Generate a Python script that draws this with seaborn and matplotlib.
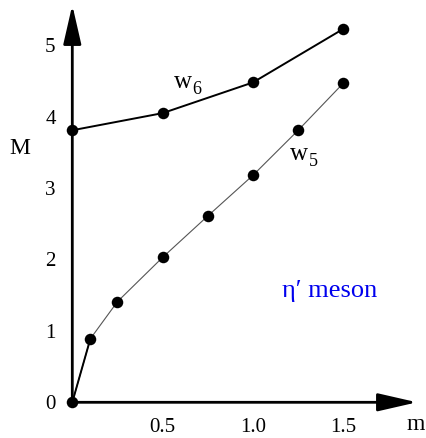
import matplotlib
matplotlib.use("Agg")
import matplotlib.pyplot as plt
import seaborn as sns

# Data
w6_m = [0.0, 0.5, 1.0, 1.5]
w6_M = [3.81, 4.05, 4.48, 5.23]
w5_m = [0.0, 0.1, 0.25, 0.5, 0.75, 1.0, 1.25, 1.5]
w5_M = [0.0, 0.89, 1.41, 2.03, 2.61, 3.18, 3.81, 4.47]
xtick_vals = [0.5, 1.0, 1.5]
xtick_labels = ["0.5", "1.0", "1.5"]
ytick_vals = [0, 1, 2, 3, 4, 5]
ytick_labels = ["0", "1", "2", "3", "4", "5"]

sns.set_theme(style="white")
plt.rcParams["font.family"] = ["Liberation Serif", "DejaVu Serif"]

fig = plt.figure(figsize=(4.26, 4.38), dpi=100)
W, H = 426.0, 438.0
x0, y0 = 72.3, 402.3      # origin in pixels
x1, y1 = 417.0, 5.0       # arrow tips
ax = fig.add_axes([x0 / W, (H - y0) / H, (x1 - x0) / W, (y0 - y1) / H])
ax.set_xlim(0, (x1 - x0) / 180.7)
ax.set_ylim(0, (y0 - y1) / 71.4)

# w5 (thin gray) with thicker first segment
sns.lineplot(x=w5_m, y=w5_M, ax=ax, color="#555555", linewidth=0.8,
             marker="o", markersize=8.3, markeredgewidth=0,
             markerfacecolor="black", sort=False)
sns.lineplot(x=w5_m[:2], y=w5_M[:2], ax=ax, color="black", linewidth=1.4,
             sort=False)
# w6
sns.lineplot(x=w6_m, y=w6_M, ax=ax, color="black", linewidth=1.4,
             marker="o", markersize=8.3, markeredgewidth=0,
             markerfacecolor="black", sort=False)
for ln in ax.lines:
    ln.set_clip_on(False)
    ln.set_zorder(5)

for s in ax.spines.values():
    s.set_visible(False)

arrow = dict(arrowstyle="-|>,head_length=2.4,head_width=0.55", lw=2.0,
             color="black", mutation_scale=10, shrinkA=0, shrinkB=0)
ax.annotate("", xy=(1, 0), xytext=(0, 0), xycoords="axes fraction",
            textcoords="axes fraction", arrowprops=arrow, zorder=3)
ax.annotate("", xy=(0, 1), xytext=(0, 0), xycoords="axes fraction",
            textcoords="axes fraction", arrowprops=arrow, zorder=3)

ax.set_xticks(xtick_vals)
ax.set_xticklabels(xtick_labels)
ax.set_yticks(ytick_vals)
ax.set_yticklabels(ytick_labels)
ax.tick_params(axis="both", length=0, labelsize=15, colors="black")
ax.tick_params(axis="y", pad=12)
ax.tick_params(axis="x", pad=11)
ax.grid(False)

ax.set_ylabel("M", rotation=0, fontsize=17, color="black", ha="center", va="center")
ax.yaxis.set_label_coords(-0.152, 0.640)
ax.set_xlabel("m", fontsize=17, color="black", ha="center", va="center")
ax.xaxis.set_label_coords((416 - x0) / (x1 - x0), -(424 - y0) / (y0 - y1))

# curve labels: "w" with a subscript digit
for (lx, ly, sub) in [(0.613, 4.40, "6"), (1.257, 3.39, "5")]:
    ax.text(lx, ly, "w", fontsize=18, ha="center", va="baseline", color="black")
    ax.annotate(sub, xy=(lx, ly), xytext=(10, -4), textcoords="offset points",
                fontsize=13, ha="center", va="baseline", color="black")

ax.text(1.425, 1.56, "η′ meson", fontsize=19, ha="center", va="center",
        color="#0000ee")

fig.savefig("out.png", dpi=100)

▶ [SET EXERCISE] From the first line of the listing above, repeat every line through the one holding "s.set_visible(False)". Both ends count, and pictures stay out.

▶ [RESULT]
Generate a Python script that draws this with seaborn and matplotlib.
import matplotlib
matplotlib.use("Agg")
import matplotlib.pyplot as plt
import seaborn as sns

# Data
w6_m = [0.0, 0.5, 1.0, 1.5]
w6_M = [3.81, 4.05, 4.48, 5.23]
w5_m = [0.0, 0.1, 0.25, 0.5, 0.75, 1.0, 1.25, 1.5]
w5_M = [0.0, 0.89, 1.41, 2.03, 2.61, 3.18, 3.81, 4.47]
xtick_vals = [0.5, 1.0, 1.5]
xtick_labels = ["0.5", "1.0", "1.5"]
ytick_vals = [0, 1, 2, 3, 4, 5]
ytick_labels = ["0", "1", "2", "3", "4", "5"]

sns.set_theme(style="white")
plt.rcParams["font.family"] = ["Liberation Serif", "DejaVu Serif"]

fig = plt.figure(figsize=(4.26, 4.38), dpi=100)
W, H = 426.0, 438.0
x0, y0 = 72.3, 402.3      # origin in pixels
x1, y1 = 417.0, 5.0       # arrow tips
ax = fig.add_axes([x0 / W, (H - y0) / H, (x1 - x0) / W, (y0 - y1) / H])
ax.set_xlim(0, (x1 - x0) / 180.7)
ax.set_ylim(0, (y0 - y1) / 71.4)

# w5 (thin gray) with thicker first segment
sns.lineplot(x=w5_m, y=w5_M, ax=ax, color="#555555", linewidth=0.8,
             marker="o", markersize=8.3, markeredgewidth=0,
             markerfacecolor="black", sort=False)
sns.lineplot(x=w5_m[:2], y=w5_M[:2], ax=ax, color="black", linewidth=1.4,
             sort=False)
# w6
sns.lineplot(x=w6_m, y=w6_M, ax=ax, color="black", linewidth=1.4,
             marker="o", markersize=8.3, markeredgewidth=0,
             markerfacecolor="black", sort=False)
for ln in ax.lines:
    ln.set_clip_on(False)
    ln.set_zorder(5)

for s in ax.spines.values():
    s.set_visible(False)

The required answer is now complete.